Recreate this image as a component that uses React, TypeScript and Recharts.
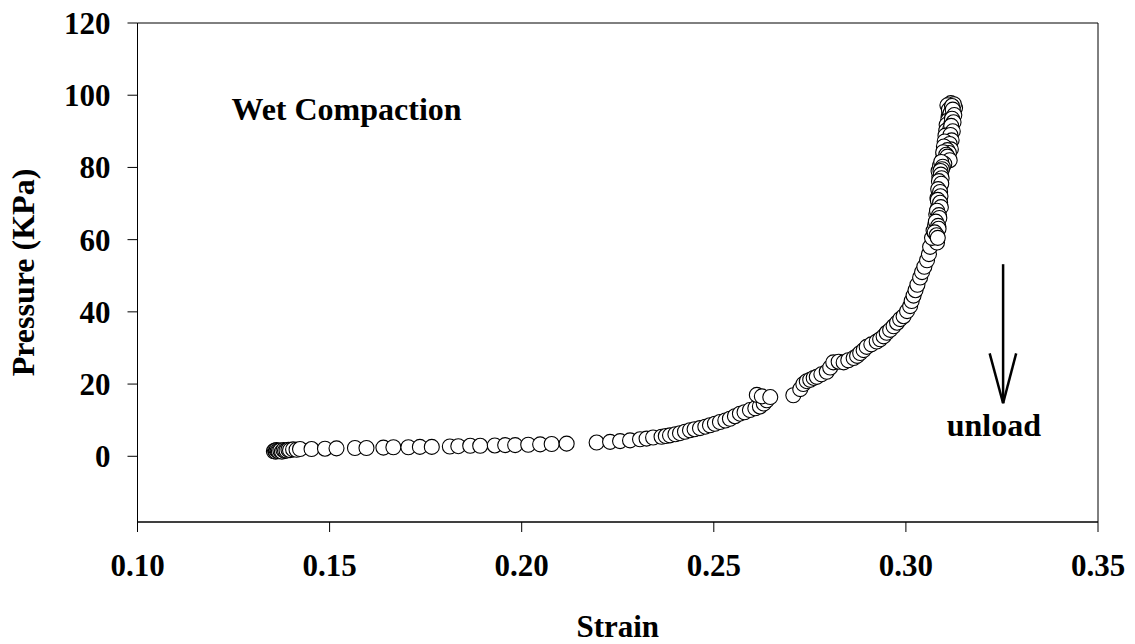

-=-=-

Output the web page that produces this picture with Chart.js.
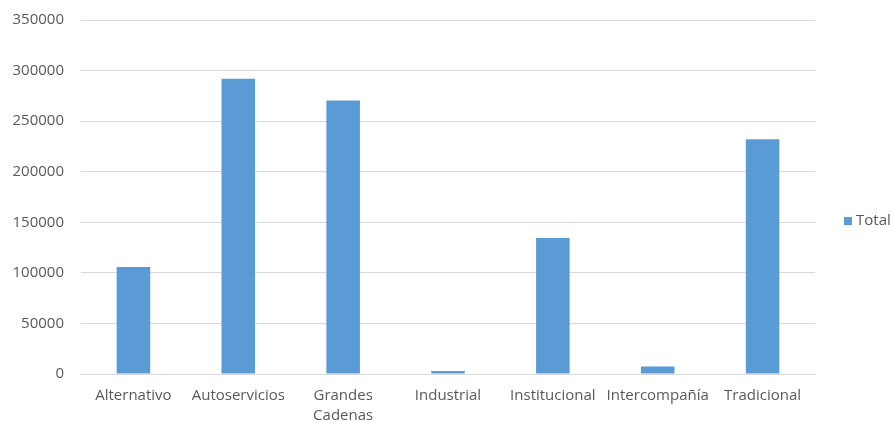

-=-=-

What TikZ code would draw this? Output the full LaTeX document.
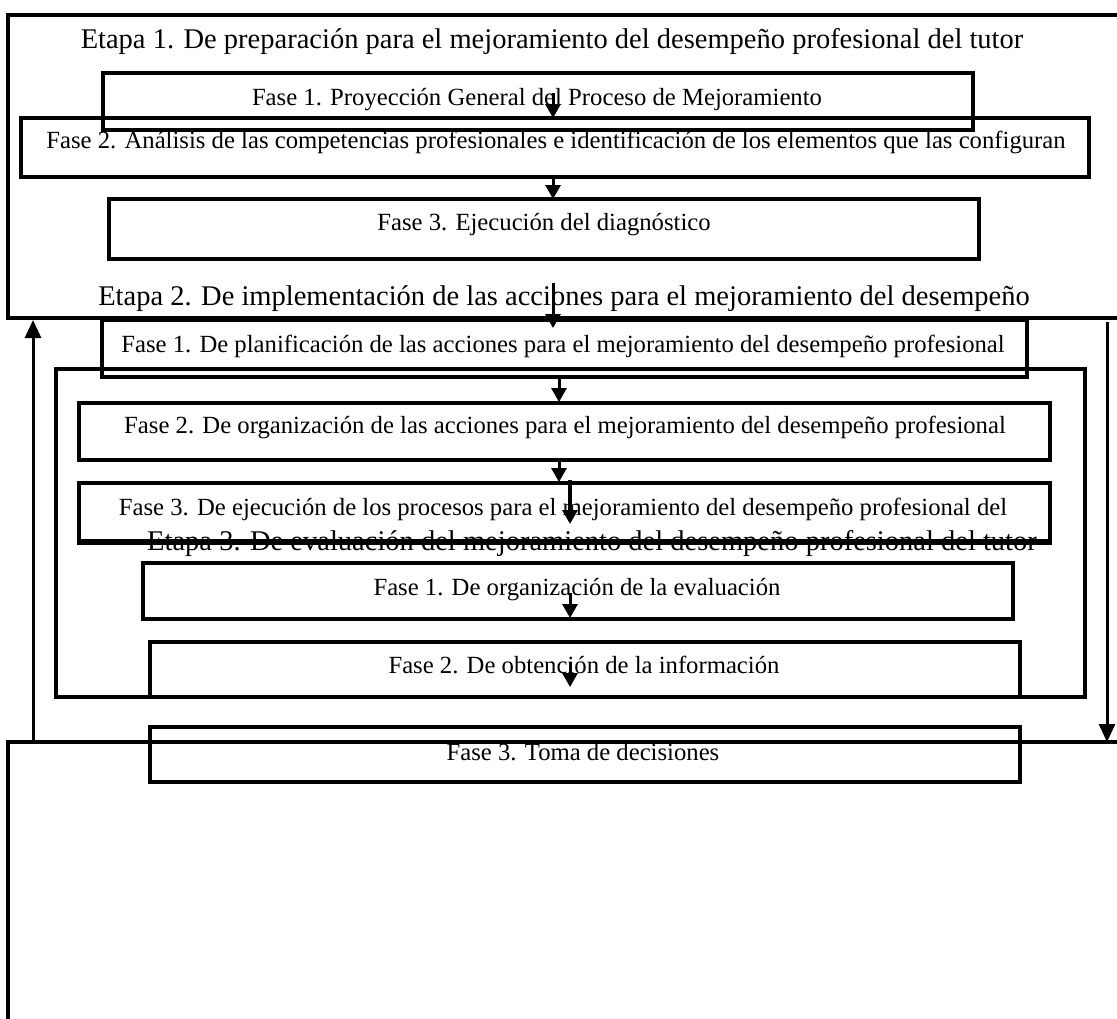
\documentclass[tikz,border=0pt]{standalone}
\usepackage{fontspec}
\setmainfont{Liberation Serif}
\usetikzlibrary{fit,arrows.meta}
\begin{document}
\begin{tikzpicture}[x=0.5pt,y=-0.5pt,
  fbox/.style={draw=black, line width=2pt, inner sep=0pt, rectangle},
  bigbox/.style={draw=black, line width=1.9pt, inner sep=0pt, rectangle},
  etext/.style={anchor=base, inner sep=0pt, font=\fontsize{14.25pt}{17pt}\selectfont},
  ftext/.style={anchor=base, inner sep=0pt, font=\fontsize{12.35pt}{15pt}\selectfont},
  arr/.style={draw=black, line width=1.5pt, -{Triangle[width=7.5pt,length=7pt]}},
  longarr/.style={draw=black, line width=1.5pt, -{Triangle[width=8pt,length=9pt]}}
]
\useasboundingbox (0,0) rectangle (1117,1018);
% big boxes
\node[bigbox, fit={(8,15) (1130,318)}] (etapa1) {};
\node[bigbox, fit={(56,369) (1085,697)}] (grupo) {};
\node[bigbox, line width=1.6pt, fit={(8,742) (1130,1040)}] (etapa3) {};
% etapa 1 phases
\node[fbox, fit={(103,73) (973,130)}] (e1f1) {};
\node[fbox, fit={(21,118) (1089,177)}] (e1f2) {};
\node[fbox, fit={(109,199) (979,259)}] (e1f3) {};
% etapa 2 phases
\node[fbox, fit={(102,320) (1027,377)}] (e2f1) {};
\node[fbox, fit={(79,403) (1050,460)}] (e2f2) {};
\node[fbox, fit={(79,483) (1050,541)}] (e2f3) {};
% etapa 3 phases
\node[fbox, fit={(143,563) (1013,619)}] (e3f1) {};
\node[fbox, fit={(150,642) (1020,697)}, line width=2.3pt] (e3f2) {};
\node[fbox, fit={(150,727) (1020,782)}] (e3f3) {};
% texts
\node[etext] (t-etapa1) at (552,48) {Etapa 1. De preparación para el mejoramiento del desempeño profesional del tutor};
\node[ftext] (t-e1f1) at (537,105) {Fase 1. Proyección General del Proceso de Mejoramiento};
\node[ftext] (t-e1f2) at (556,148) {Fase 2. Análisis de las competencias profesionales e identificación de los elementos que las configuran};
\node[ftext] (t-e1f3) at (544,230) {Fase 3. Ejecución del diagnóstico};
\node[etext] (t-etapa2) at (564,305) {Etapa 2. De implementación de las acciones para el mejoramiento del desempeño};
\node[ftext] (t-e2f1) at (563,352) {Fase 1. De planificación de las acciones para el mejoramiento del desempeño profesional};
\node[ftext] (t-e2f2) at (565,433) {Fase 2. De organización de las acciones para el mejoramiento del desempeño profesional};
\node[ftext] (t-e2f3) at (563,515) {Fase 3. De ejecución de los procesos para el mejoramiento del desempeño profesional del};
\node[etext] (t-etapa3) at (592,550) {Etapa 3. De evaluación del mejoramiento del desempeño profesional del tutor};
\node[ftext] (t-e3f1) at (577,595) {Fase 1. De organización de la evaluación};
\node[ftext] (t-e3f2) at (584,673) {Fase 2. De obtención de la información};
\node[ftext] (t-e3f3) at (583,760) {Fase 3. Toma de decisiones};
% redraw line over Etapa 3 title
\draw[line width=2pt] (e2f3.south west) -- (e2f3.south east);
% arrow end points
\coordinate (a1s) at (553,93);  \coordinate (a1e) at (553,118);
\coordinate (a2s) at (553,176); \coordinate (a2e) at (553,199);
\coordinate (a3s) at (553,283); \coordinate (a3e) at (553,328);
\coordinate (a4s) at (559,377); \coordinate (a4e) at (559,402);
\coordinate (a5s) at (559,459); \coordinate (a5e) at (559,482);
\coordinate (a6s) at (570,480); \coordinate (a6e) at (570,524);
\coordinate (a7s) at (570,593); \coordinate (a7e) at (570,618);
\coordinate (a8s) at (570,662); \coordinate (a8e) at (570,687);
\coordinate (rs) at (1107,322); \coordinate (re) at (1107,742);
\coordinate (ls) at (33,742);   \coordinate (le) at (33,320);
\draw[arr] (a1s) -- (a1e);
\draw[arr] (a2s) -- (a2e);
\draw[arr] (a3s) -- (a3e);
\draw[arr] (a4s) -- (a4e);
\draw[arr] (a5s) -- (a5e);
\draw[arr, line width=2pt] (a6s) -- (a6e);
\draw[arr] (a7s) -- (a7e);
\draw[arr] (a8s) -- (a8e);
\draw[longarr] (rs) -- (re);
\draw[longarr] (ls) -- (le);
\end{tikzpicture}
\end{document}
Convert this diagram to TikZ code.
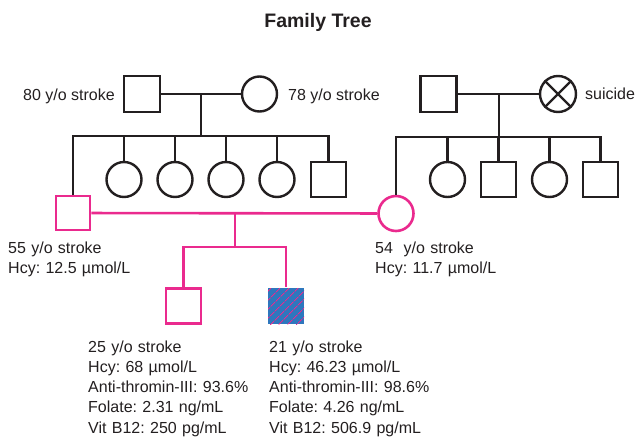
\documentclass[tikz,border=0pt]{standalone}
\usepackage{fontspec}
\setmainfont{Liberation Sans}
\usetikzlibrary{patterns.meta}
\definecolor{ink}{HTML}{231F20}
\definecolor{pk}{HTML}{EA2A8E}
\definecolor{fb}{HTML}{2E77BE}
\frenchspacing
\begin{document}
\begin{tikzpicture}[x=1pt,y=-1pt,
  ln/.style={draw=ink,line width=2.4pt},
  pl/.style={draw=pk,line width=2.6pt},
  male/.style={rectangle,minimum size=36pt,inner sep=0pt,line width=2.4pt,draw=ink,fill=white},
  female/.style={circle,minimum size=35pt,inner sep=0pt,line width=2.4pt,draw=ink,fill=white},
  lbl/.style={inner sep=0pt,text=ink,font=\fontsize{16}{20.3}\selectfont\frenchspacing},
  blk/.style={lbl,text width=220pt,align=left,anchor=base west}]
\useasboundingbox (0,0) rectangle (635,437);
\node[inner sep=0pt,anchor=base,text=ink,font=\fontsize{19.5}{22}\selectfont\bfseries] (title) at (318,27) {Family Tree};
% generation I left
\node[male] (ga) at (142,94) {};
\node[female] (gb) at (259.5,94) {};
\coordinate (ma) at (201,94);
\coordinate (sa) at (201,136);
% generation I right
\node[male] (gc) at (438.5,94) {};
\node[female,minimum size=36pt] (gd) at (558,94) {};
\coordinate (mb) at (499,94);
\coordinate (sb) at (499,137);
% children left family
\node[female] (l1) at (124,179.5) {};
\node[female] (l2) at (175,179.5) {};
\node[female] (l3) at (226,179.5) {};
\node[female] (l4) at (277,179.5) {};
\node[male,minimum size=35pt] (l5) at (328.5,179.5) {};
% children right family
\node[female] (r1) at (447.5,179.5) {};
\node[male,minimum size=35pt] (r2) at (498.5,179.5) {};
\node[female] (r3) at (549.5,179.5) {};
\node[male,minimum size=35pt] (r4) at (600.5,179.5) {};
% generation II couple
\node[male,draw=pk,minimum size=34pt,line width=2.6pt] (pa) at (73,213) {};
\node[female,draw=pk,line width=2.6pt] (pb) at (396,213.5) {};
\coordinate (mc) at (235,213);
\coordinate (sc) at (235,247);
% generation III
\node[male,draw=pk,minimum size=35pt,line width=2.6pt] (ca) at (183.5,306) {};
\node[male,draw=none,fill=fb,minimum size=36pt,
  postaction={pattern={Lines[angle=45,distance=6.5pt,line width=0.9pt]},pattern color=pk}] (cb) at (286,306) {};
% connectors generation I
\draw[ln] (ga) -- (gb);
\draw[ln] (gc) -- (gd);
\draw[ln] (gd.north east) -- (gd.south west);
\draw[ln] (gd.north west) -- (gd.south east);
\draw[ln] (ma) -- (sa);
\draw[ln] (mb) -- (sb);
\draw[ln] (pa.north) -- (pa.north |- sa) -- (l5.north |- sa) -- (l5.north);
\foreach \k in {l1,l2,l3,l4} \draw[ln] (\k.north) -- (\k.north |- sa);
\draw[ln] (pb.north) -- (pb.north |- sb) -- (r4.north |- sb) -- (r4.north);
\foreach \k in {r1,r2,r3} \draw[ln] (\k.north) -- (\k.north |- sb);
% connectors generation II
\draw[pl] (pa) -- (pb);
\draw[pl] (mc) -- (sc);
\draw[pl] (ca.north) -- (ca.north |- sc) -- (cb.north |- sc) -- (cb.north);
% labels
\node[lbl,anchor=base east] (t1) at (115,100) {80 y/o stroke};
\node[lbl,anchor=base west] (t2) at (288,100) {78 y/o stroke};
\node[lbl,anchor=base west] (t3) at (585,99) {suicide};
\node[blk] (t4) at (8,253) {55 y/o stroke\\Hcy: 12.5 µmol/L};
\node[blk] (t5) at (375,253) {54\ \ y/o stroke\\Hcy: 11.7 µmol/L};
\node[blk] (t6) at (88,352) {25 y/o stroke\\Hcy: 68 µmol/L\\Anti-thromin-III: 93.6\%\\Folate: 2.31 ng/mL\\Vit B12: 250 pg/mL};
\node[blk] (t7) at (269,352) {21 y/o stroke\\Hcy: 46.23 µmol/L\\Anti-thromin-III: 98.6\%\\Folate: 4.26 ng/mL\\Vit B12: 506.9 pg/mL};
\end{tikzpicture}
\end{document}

-=-=-

** Directions for this task **
List all lines from the entries that include the word "code".

** Result below **
What TikZ code would draw this? Output the full LaTeX document.
Convert this diagram to TikZ code.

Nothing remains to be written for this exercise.